**Your objective**
Set the listing down again exactly, please, apart from its pictures.

**Data**
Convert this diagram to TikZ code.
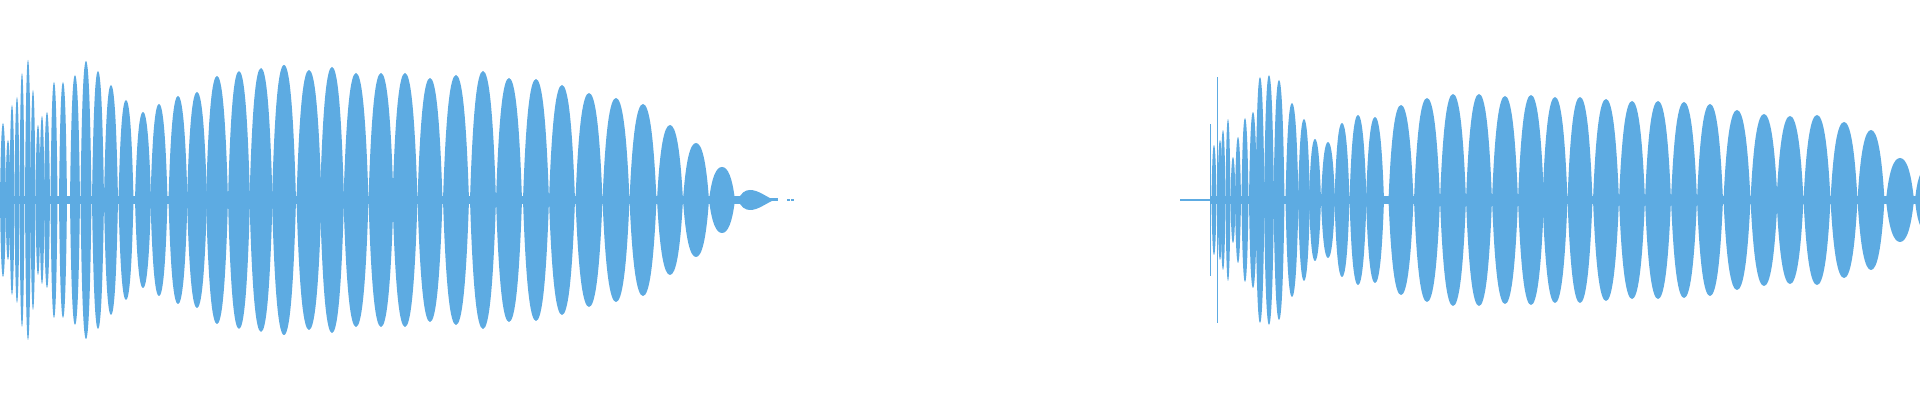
\documentclass[tikz,border=0pt]{standalone}
\definecolor{wave}{RGB}{93,171,226}
\tikzset{lobe/.style={fill=wave,draw=none}}
\newcommand{\lobeat}[3]{%
  \fill[lobe] (#1-#3,0) .. controls (#1-0.78*#3,0.7*#2) and (#1-0.45*#3,#2) .. (#1,#2)
    .. controls (#1+0.45*#3,#2) and (#1+0.78*#3,0.7*#2) .. (#1+#3,0)
    .. controls (#1+0.78*#3,-0.7*#2) and (#1+0.45*#3,-#2) .. (#1,-#2)
    .. controls (#1-0.45*#3,-#2) and (#1-0.78*#3,-0.7*#2) .. cycle;}
\begin{document}
\begin{tikzpicture}[x=0.01cm,y=0.01cm]
\useasboundingbox (0,-200) rectangle (1920,200);
\clip (0,-200) rectangle (1920,200);
\fill[wave] (0,-4) rectangle (745,4);
\fill[wave] (1210,-4) rectangle (1920,4);
\fill[wave] (745,-1.5) rectangle (778,1.5);
\fill[wave] (787,-1) rectangle (790,1);
\fill[wave] (791,-1) rectangle (794,1);
\fill[wave] (1180,-0.8) rectangle (1210,0.8);
\fill[wave] (1209.5,-76) rectangle (1210.5,76);
\fill[wave] (1216.5,-123) rectangle (1217.5,123);
\fill[wave] (738,0) .. controls (741,7) and (745,10) .. (750,10) .. controls (758,10) and (765,4) .. (772,1) -- (772,-1) .. controls (765,-4) and (758,-10) .. (750,-10) .. controls (745,-10) and (741,-7) .. cycle;
\foreach \x/\h/\w in {3/77/3,8/60/2.5,12/95/2.5,17/103/2.5,22/127/2.5,28/140/3,33/110/2.5,38/75/2.5,42/84/2.5,47/88/3,54/118/3.5,63/118/4,75/125/5,86/139/5.5,98/129/6,111/115/7,126/100/7.5,143/88/8,159/96/8.5,178/104/9.5,197/108/10,217/124/11,239/129/11,261/132/11.5,284/135/12,309/130/12.5,332/133/12,356/127/12.5,381/127/12.5,405/127/12.5,430/122/12.5,456/125/13,483/129/13,509/122/13,536/121/13,562/115/13,589/107/13.5,616/102/13.5,643/96/13.5,670/75/13,696/57/13,722/33/13,
1214/55/2.5,1220/60/2.5,1223/70/2.5,1228/81/2.5,1233/43/2.5,1238/63/3,1245/82/3.5,1253/88/4,1260/123/4.5,1269/125/5,1279/120/5.5,1292/97/6.5,1304/81/6,1315/61/6,1328/58/7,1342/77/7.5,1358/85/8.5,1375/83/9,1401/95/12.5,1427/102/13,1453/106/13,1479/106/13,1505/104/13,1531/105/13,1555/103/12.5,1580/103/12.5,1606/101/13,1632/99/13,1658/99/13,1684/98/13,1710/96/13,1737/90/13.5,1764/86/13.5,1790/84/13.5,1817/85/13.5,1844/78/13.5,1871/70/13.5,1900/42/14,1925/30/10}
  {\lobeat{\x}{\h}{\w}}
\end{tikzpicture}
\end{document}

**Output of the exercise**
Convert this diagram to TikZ code.
\documentclass[tikz,border=0pt]{standalone}
\definecolor{wave}{RGB}{93,171,226}
\tikzset{lobe/.style={fill=wave,draw=none}}
\newcommand{\lobeat}[3]{%
  \fill[lobe] (#1-#3,0) .. controls (#1-0.78*#3,0.7*#2) and (#1-0.45*#3,#2) .. (#1,#2)
    .. controls (#1+0.45*#3,#2) and (#1+0.78*#3,0.7*#2) .. (#1+#3,0)
    .. controls (#1+0.78*#3,-0.7*#2) and (#1+0.45*#3,-#2) .. (#1,-#2)
    .. controls (#1-0.45*#3,-#2) and (#1-0.78*#3,-0.7*#2) .. cycle;}
\begin{document}
\begin{tikzpicture}[x=0.01cm,y=0.01cm]
\useasboundingbox (0,-200) rectangle (1920,200);
\clip (0,-200) rectangle (1920,200);
\fill[wave] (0,-4) rectangle (745,4);
\fill[wave] (1210,-4) rectangle (1920,4);
\fill[wave] (745,-1.5) rectangle (778,1.5);
\fill[wave] (787,-1) rectangle (790,1);
\fill[wave] (791,-1) rectangle (794,1);
\fill[wave] (1180,-0.8) rectangle (1210,0.8);
\fill[wave] (1209.5,-76) rectangle (1210.5,76);
\fill[wave] (1216.5,-123) rectangle (1217.5,123);
\fill[wave] (738,0) .. controls (741,7) and (745,10) .. (750,10) .. controls (758,10) and (765,4) .. (772,1) -- (772,-1) .. controls (765,-4) and (758,-10) .. (750,-10) .. controls (745,-10) and (741,-7) .. cycle;
\foreach \x/\h/\w in {3/77/3,8/60/2.5,12/95/2.5,17/103/2.5,22/127/2.5,28/140/3,33/110/2.5,38/75/2.5,42/84/2.5,47/88/3,54/118/3.5,63/118/4,75/125/5,86/139/5.5,98/129/6,111/115/7,126/100/7.5,143/88/8,159/96/8.5,178/104/9.5,197/108/10,217/124/11,239/129/11,261/132/11.5,284/135/12,309/130/12.5,332/133/12,356/127/12.5,381/127/12.5,405/127/12.5,430/122/12.5,456/125/13,483/129/13,509/122/13,536/121/13,562/115/13,589/107/13.5,616/102/13.5,643/96/13.5,670/75/13,696/57/13,722/33/13,
1214/55/2.5,1220/60/2.5,1223/70/2.5,1228/81/2.5,1233/43/2.5,1238/63/3,1245/82/3.5,1253/88/4,1260/123/4.5,1269/125/5,1279/120/5.5,1292/97/6.5,1304/81/6,1315/61/6,1328/58/7,1342/77/7.5,1358/85/8.5,1375/83/9,1401/95/12.5,1427/102/13,1453/106/13,1479/106/13,1505/104/13,1531/105/13,1555/103/12.5,1580/103/12.5,1606/101/13,1632/99/13,1658/99/13,1684/98/13,1710/96/13,1737/90/13.5,1764/86/13.5,1790/84/13.5,1817/85/13.5,1844/78/13.5,1871/70/13.5,1900/42/14,1925/30/10}
  {\lobeat{\x}{\h}{\w}}
\end{tikzpicture}
\end{document}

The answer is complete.